仮想化エンジンでマルウェア自動ダウンロードを排除

 「Check Point Endpoint Security R72」は、社内ネットワークなどのエンドポイント(末端)を、外部からの攻撃、不正アクセスから防御する。大きな特徴となる「Check Point WebCheck」は、ブラウザ・セキュリティ機能であり、デュアル・ブラウザ・モードを搭載する。これは、仮想化エンジンにによる仮想的なブラウザを活用することで、さまざまな危険因子の含まれたウェブサイトに接続した場合でも、有害な要素は、仮想ファイルシステム上で実行され、実際のOSには影響を与えないというもの。この機能により、「ドライブバイ・ダウンロード」と呼ばれる、マルウェアをダウンロードさせられてしまう攻撃やフィッシング攻撃が遮断され、企業ネットワークのユーザーは、ウェブサイトを安全に閲覧できるようになる。

 フィッシングに対する防御機能では、フィッシングサイトのヒューリスティック検出エンジンを搭載している。ヒューリスティック検出は、一般的な、定義ファイルを参照したマルウェア検出ではなく、解析したコードをいわば「読み解く」ことによって、不審な挙動を検出する。収集されたすべての情報を総合的に判断し、ウイルスではないかと疑われるような場合には、ユーザーに警告を発する。

 また、アクセスしたサイトの証明書の信頼性が不十分である場合、そのサイトのドメインの取得時期、スパム・ブロック・リスト、どこの国からの発信かといった点を検証するなどの方法でサイトを評価し、危険性がある場合には警告を表示する。

 「Check Point WebCheck」は、これらをはじめとする複数の手法により、定義ファイルにはない、新たな危険要因をできるかぎり排除することを図っている。ウェブブラウザは、Internet Explorer 6/7/8とFirefox 2/3に対応する。

統合ログイン機能で煩雑さを低減

 「OneCheck」は、統合ログイン機能を提供し、Windowsログインやディスク暗号化、メディア暗号化、VPNといったすべてのエンドポイント・セキュリティ・サブシステムを、1つのIDとパスワード対でログインし、自動的にロック解除できるようにする。セキュリティ強化のため、何重にも対策を講じると、保護の強度は上がるものの、操作が煩雑になり、利便性が損なわれてしまう。また、生産性が低下したり、エンドユーザーが「手間」を省くため、セキュリティ機能を低くしてしまうといった弊害が起きる。「OneCheck」では、高いセキュリティレベルを維持しつつ、そうした煩雑さを低減できる。

 「VPN Auto-Connect」は、ネットワークに接続したままで、LANと無線ネットワーク間を移動できるようにする機能。「OneCheck」を介した認証に基づき、自動的に接続処理を実行するため、企業ネットワークにリモートアクセスする場合、最適な設定を円滑に行える。この機能の利点は、接続処理や認証処理を何度も繰り返さずにすむ点だ。自動的にVPNに接続できることから、頻繁な再接続や再認証により引き起こされる認証エラーなどを防ぎ、ITヘルプデスクへの問い合わせなどを減らすことが可能になる。
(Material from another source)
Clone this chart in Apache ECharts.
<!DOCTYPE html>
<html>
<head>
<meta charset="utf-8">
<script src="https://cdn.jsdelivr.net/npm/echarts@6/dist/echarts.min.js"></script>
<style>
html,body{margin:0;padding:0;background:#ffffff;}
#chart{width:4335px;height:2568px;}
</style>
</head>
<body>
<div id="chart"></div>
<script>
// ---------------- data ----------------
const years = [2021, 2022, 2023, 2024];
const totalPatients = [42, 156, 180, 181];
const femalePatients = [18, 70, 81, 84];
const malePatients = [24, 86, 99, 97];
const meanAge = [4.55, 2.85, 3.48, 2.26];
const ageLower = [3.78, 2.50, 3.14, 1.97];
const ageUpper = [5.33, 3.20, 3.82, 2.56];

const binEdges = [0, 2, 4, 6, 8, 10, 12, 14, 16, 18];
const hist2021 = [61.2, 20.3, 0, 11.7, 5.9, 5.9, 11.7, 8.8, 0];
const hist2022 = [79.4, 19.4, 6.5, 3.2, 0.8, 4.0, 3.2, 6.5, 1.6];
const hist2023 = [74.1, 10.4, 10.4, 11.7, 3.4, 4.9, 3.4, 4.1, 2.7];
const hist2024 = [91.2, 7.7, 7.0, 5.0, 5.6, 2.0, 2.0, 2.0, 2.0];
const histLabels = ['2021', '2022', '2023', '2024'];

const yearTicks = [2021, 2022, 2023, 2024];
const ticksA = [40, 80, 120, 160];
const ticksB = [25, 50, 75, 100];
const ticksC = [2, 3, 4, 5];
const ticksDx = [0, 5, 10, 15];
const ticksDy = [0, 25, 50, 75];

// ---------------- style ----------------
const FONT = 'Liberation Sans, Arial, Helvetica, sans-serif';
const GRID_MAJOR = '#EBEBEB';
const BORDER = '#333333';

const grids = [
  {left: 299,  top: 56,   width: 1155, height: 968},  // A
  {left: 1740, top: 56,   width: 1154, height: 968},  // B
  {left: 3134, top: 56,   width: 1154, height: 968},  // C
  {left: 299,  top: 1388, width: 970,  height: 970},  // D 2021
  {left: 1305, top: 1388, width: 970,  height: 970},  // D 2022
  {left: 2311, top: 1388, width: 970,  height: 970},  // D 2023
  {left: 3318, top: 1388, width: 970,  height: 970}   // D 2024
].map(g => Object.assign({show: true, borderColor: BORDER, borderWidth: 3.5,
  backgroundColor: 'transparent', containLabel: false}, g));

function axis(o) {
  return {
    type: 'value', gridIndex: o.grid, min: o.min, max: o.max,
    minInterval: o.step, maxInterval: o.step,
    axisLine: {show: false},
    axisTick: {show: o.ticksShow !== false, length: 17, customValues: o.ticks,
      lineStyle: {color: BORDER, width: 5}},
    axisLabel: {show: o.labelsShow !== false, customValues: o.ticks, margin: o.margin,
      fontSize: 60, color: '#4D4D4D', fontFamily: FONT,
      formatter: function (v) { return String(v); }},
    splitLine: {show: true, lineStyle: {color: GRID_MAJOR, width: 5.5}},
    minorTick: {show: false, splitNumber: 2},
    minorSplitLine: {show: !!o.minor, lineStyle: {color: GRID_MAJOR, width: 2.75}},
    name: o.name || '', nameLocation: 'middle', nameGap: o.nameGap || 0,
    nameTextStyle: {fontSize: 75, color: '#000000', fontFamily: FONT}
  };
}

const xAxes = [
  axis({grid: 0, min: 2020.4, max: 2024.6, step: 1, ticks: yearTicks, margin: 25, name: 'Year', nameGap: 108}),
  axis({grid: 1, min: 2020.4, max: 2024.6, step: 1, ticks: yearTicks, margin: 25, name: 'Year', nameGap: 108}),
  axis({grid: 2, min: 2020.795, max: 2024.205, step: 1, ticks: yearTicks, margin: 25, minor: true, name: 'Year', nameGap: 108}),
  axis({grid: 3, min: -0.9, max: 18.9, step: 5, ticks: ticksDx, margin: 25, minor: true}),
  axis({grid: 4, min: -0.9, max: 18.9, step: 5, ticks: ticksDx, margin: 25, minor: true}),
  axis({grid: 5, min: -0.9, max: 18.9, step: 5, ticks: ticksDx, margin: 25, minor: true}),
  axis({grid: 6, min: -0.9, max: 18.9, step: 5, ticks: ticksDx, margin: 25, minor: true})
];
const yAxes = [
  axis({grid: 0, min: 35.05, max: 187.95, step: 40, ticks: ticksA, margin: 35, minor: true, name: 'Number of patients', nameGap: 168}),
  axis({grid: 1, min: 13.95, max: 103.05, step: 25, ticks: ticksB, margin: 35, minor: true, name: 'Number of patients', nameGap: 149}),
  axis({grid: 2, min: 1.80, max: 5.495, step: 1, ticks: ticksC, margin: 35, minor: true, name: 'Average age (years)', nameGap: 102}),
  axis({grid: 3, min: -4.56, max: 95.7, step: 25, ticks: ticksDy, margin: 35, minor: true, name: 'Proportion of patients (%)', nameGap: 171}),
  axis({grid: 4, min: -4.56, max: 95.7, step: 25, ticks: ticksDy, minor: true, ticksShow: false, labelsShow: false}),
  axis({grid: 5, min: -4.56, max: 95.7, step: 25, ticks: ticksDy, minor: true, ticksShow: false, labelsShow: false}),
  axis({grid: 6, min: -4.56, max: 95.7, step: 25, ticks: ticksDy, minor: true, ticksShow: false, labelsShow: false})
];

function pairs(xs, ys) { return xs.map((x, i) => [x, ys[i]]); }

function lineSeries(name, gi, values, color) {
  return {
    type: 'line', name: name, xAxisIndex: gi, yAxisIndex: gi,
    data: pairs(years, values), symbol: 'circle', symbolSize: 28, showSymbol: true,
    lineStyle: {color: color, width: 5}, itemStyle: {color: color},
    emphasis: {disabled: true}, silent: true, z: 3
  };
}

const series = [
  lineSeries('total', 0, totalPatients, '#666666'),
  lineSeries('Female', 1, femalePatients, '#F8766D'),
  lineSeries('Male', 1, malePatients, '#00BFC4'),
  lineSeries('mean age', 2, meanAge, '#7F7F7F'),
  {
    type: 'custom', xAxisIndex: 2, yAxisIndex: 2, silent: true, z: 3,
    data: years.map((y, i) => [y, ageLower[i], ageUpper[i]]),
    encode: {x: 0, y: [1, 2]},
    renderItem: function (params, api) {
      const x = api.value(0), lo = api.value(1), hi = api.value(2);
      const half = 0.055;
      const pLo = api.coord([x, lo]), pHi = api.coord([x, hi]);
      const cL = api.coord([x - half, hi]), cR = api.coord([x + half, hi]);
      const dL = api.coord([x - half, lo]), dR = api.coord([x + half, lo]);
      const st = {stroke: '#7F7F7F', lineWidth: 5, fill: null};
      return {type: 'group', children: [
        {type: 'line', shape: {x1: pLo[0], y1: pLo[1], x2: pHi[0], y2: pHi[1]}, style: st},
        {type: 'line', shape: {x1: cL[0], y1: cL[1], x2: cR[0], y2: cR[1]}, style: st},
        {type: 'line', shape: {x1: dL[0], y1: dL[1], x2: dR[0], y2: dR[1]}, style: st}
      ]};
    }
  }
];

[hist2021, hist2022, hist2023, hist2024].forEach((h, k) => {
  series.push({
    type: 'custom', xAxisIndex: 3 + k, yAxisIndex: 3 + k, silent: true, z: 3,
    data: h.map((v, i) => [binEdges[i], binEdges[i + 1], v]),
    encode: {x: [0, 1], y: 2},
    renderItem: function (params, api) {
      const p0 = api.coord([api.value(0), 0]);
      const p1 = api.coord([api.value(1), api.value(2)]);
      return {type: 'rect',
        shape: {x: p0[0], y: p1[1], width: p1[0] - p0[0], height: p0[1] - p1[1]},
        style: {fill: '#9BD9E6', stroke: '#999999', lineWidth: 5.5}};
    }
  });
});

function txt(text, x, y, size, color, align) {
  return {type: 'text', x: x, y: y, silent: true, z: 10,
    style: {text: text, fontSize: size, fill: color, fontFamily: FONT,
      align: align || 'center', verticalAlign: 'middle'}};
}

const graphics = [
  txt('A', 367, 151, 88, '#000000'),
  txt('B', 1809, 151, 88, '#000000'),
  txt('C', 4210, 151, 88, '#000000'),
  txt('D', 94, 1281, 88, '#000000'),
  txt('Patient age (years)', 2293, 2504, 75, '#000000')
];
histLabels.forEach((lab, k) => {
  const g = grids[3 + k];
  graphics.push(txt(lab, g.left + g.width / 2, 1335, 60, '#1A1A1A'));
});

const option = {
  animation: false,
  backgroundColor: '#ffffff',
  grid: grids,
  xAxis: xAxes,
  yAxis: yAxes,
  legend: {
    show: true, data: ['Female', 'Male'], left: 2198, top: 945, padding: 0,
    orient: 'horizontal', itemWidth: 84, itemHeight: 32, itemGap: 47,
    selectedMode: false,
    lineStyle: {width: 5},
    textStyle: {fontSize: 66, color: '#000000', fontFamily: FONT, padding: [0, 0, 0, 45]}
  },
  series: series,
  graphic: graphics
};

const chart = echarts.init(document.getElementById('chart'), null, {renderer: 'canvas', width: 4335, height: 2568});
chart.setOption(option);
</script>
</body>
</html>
 「Check Point Endpoint Security R72」の製品体系は基本的に、4つに分類される。アンチウイルス機能、VPN機能とファイアウォール機能などを備えた「Endpoint Security」、ディスク暗号化機能をもつ「Full Disk Encryption」、ポート管理、ストレージ機器の暗号化機能を担う「Media Encryption」、これらを統合し、すべての機能を利用できる「Endpoint Security Total Security」だ。価格は「同Total Security」の場合、1クライアントあたり1万4000円から。
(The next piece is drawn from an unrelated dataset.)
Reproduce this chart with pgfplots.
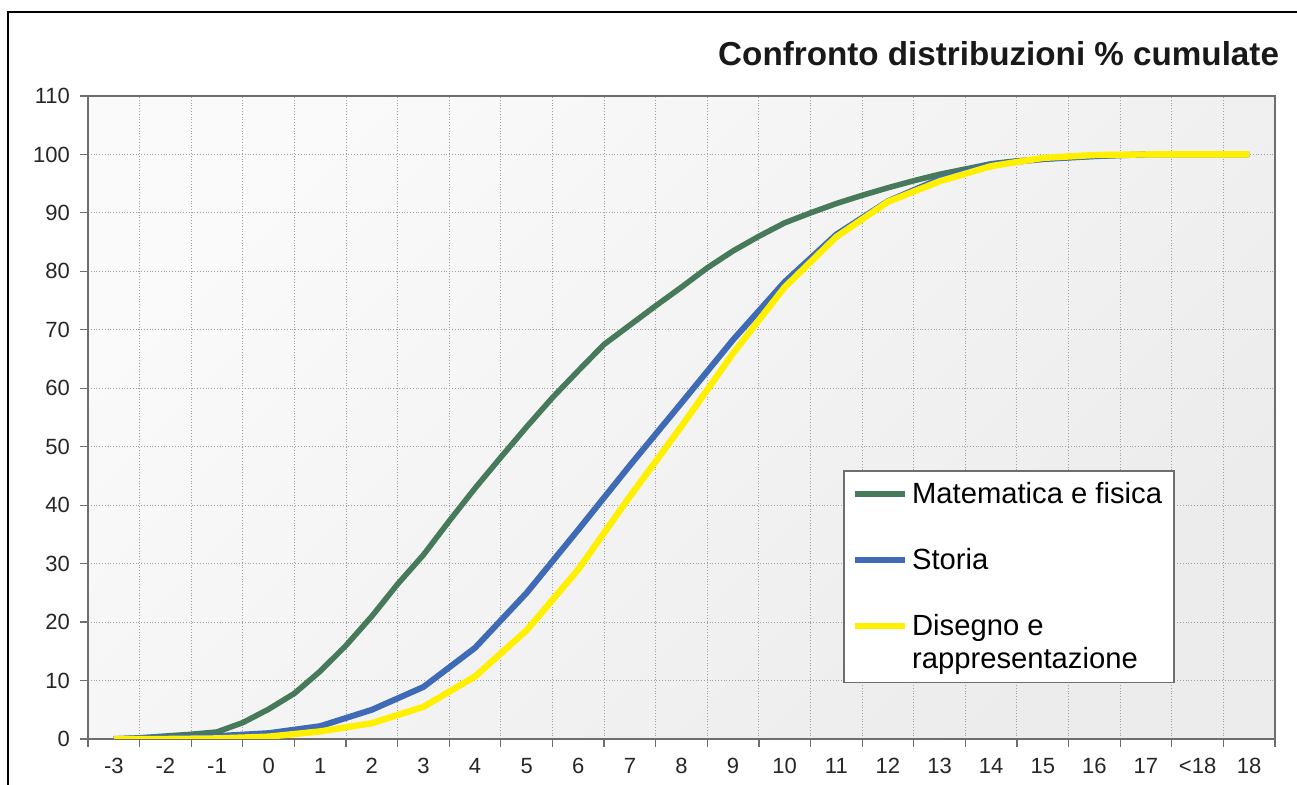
\documentclass[border=0pt]{standalone}
\usepackage{fontspec}
\setmainfont{Liberation Sans}
\usepackage{pgfplots}
\pgfplotsset{compat=1.18}

\definecolor{matgreen}{RGB}{70,122,90}
\definecolor{stoblue}{RGB}{62,106,182}
\definecolor{disyellow}{RGB}{255,240,0}
\definecolor{axgray}{RGB}{110,110,110}

% two-line legend entry: sample sits at the first line, as in the original
\pgfplotsset{raisedline/.style={legend image code/.code={\draw[##1] (0pt,21.1pt) -- (25pt,21.1pt);}}}

\begin{document}
\begin{tikzpicture}
\useasboundingbox (-44pt,-23pt) rectangle (604.5pt,369.5pt);
% outer frame of the original sheet (only left and top edges visible)
\draw[line width=1pt,black] (-40pt,-40pt) -- (-40pt,363.5pt) -- (620pt,363.5pt);
\begin{axis}[
  scale only axis,
  width=593.5pt, height=321.5pt,
  xmin=-0.5, xmax=22.5,
  ymin=0, ymax=110,
  ytick={0,10,...,110},
  xtick={-0.5,0.5,...,22.5},
  xticklabels={},
  extra x ticks={0,1,...,22},
  extra x tick labels={-3,-2,-1,0,1,2,3,4,5,6,7,8,9,10,11,12,13,14,15,16,17,{<18},18},
  extra x tick style={major tick length=0pt, grid=none},
  tick pos=left,
  tick align=outside,
  major tick length=4pt,
  tick style={axgray, line width=0.6pt},
  xmajorgrids=true, ymajorgrids=true,
  major grid style={densely dotted, gray!75, line width=0.5pt},
  axis line style={axgray, line width=0.9pt},
  axis background/.style={top color=gray!4, middle color=gray!38, bottom color=gray!15, shading angle=45},
  tick label style={font=\fontsize{11}{13}\selectfont, text=black!85},
  xticklabel style={yshift=-6pt},
  yticklabel style={xshift=-1.5pt},
  /pgf/number format/assume math mode=true,
  title={Confronto distribuzioni \% cumulate},
  title style={at={(1,1)}, anchor=base east, xshift=5.5pt, yshift=9pt,
    font=\bfseries\fontsize{16.6}{19}\selectfont, text=black!90},
  legend style={
    at={(0.636,0.418)}, anchor=north west,
    draw=axgray, line width=0.8pt, fill=white,
    font=\fontsize{14.6}{16.5}\selectfont,
    row sep=17pt, inner xsep=4pt, inner ysep=3.5pt,
    cells={anchor=base west, align=left},
  },
  legend image code/.code={\draw[#1] (0pt,4.6pt) -- (25pt,4.6pt);},
]
\addplot[matgreen, line width=2.8pt] coordinates {
  (0,0) (0.5,0.2) (1,0.5) (1.5,0.8) (2,1.2) (2.5,2.8) (3,5.1) (3.5,7.8)
  (4,11.6) (4.5,16.0) (5,21.0) (5.5,26.5) (6,31.5) (6.5,37.3) (7,42.9)
  (7.5,48.2) (8,53.4) (8.5,58.4) (9,63.0) (9.5,67.5) (10,70.8) (10.5,74.1)
  (11,77.3) (11.5,80.6) (12,83.5) (12.5,86.0) (13,88.3) (13.5,90.0)
  (14,91.6) (14.5,93.0) (15,94.3) (15.5,95.5) (16,96.6) (16.5,97.5)
  (17,98.4) (17.5,98.9) (18,99.2) (18.5,99.5) (19,99.7) (19.5,99.9)
  (20,100) (20.5,100) (21,100) (21.5,100) (22,100)
};
\addlegendentry{Matematica e fisica}
\addplot[stoblue, line width=3pt] coordinates {
  (0,0) (1,0.2) (2,0.5) (3,1.0) (4,2.2) (5,5.0) (6,8.9) (7,15.6) (8,25.0)
  (9,35.8) (10,46.8) (11,57.5) (12,68.3) (13,78.2) (14,86.3) (15,92.0)
  (16,95.8) (17,98.3) (18,99.2) (19,99.7) (20,100) (21,100) (22,100)
};
\addlegendentry{Storia}
\addplot[disyellow, line width=3.2pt, raisedline] coordinates {
  (0,0) (1,0) (2,0.1) (3,0.4) (4,1.3) (5,2.7) (6,5.5) (7,10.7) (8,18.6)
  (9,29.0) (10,41.5) (11,53.5) (12,66.0) (13,77.3) (14,85.9) (15,91.9)
  (16,95.4) (17,98.0) (18,99.4) (19,99.9) (20,100) (21,100) (22,100)
};
\addlegendentry{Disegno e\\rappresentazione}
\end{axis}
\end{tikzpicture}
\end{document}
卯城大士氏 チェック・ポイント・ソフトウェア・テクノロジーズ、セキュリティ・コンサルティング本部本部長の卯城大士氏

 チェック・ポイント・ソフトウェア・テクノロジーズ、セキュリティ・コンサルティング本部本部長の卯城大士氏は、企業内のシステムに対する最近の不正アクセスや攻撃が高度化、巧妙化している点を指摘。ウェブへのアクセスだけで被害を受けることが多くなったほか、ノートパソコンの利用が増えるなど、危険が増大しているとした。

 卯城氏は「管理者は対策のための負担が重くなり、エンドユーザーは、いくつものセキュリティソフトのインストールで、システムの安定性が低下したり、利便性が悪くなるなどの課題が出てきている」と述べ、Check Point Endpoint Security R72は「セキュリティ強化と利便性向上の両方を実現しており」これらの問題への解決策になるとした。